I realize it's been a while since I posted last. I've been alternating between being sick and busy. And while my brain still isn't quite functional enough to come up with anything witty or brilliant at the moment, I thought I would shift over one of my posts from my personal blog because I think it fits this blog better...Originally posted 3.09.2005 on Limes with OrangeDinosaur Blog
\'dI-n&-"sor 'blŏg\, noun
: 1. An out-of-date method of informing a large audience about current events; 2. Newspaper.
Etymology: an amusing new retronym* courtesy of the comic strip Non Sequitur
: 1. A new word or phrase coined for an old object or concept whose original name became used for something else, or was no longer unique (Wikipedia
); 2. An adjective-noun pairing generated by a change in the meaning of the base noun, usually as a result of technological advance (Fun with Words
When asked for an example of a retronym, "Original Star Trek" usually leaps to mind. Which was, of course, simply "Star Trek" before all the various spin-offs. Other (non sci-fi geek) examples include "silent movie" and "acoustic guitar."
And I've noticed that the electronic age has resulted in an increasing number of retronyms (often unflattering). Such as "snail mail," a term coined after the advent of e-mail and generally preferred over the less derogatory options of "land mail" or "paper mail."Warning: abstruse linguistic tangent ahead...

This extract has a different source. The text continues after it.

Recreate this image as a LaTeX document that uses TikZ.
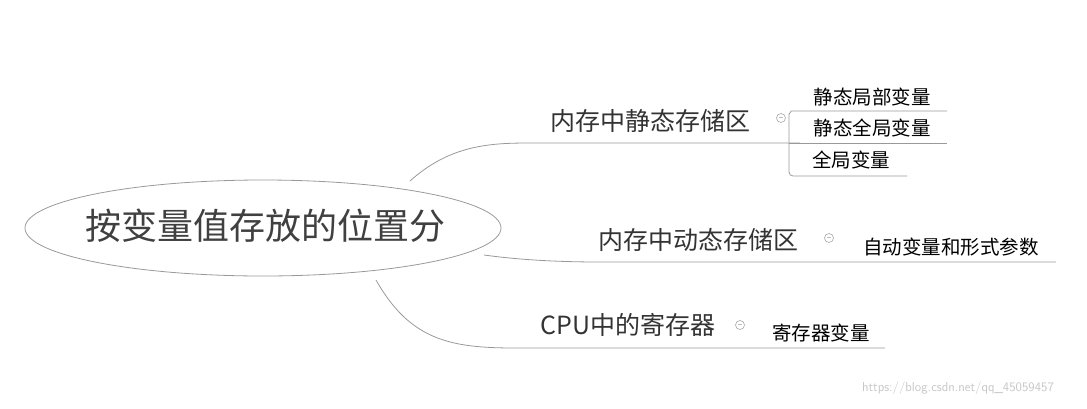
\documentclass[tikz,border=0pt]{standalone}
\usepackage{fontspec}
\usetikzlibrary{shapes.geometric}
\newfontfamily\cjk{Noto Sans CJK SC}
\begin{document}
\begin{tikzpicture}[x=1pt,y=-1pt,
  lin/.style={draw=gray!80,line width=0.8pt},
  big/.style={font=\cjk\fontsize{36}{38}\selectfont,text=black!75},
  mid/.style={font=\cjk\fontsize{25}{27}\selectfont,text=black!80},
  leaf/.style={font=\cjk\fontsize{19.5}{21}\selectfont,text=black},
  tog/.style={circle,draw=gray!70,inner sep=0pt,minimum size=9pt,line width=0.6pt}]
\useasboundingbox (0,0) rectangle (1087,408);
\node[draw=gray!80,ellipse,minimum width=476,minimum height=96,line width=0.8pt] (root) at (263,228) {};
\node[big] (rt) at (265,226) {按变量值存放的位置分};
% branch 1
\coordinate (b1s) at (410,181);
\coordinate (b1a) at (530,143);
\coordinate (b1e) at (800,143);
\draw[lin] (b1s) .. controls (450,145) and (490,143) .. (b1a) -- (b1e);
\node[mid] (n1) at (650,121) {内存中静态存储区};
\node[tog] (t1) at (781,118) {\tiny$-$};
\coordinate (v1) at (789,118);
\coordinate (h1) at (947,111);
\coordinate (h2) at (947,143);
\coordinate (h3) at (907,176);
\draw[lin,rounded corners=4pt] (h1) -- (795,111) to[out=180,in=90] (v1) |- (h3);
\draw[lin] (789,143) -- (h2);
\node[leaf] (l1) at (872,97) {静态局部变量};
\node[leaf] (l2) at (872,128) {静态全局变量};
\node[leaf] (l3) at (851,160) {全局变量};
% branch 2
\coordinate (b2s) at (484,255);
\coordinate (b2a) at (600,262);
\coordinate (b2e) at (1056,262);
\draw[lin] (b2s) .. controls (520,260) and (560,262) .. (b2a) -- (b2e);
\node[mid] (n2) at (698,240) {内存中动态存储区};
\node[tog] (t2) at (829,238) {\tiny$-$};
\node[leaf] (l4) at (951,247) {自动变量和形式参数};
% branch 3
\coordinate (b3s) at (376,280);
\coordinate (b3a) at (515,348);
\coordinate (b3e) at (885,348);
\draw[lin] (b3s) .. controls (410,340) and (450,348) .. (b3a) -- (b3e);
\node[mid] (n3) at (628,325) {CPU中的寄存器};
\node[tog] (t3) at (740,325) {\tiny$-$};
\node[leaf] (l5) at (821,333) {寄存器变量};
\node[font=\fontsize{13}{14}\selectfont\sffamily,text=gray!45] (wm) at (958,388) {https://blog.csdn.net/qq\_45059457};
\end{tikzpicture}
\end{document}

As I write this, I notice that although "dinosaur blog" fits the first definition of retronym, it doesn't fit the second. The base noun ("blog") hasn't simply changed its meaning, the word itself is completely modern. So what do you call it when you take a word created for a modern object or concept and apply it to something older? Like someone referring to an abacus as a "non-electronic calculator." Hmm, that doesn't really work since the word calculator just means "one that calculates" and need not refer to something electronic. What about if someone referred to a play as a "live movie" (not that I've ever heard of such a thing, but I'm blanking on any good examples)?
Is it still a retronym?
It is named retroactively, which is the spirit of the word. But it doesn't fit that second definition, since plays existed long before movies were invented. But what would be the opposite of a retronym? Pronym (as in retroactive vs. proactive)? Anteronym (retrograde vs. anterograde)? Unfortunately, I can find no such terms amongst my "nym" words: synonym, antonym, homonym, acronym, pseudonym. Or the slightly less common patronym (a name derived from the name of one's father) or eponym (a name from which another name or word is derived). Not to mention the even less familiar metonym (a word substituted for another with which it is associated), bacronym (the reverse of producing an acronym), etc.
Conclusion of Tangent: Unless someone points me in the direction of another "nym" word that I've overlooked, or thinks I should list "anteronym" on the Wiktionary List of Protologisms, I guess I'll go with my first instinct and call "dinosaur blog" a retronym.
But I've let my inner amateur etymologist ramble on for far too long. Time to go finish last weekend's cryptic crossword in Canada's own national dinosaur blog: The Globe & Mail.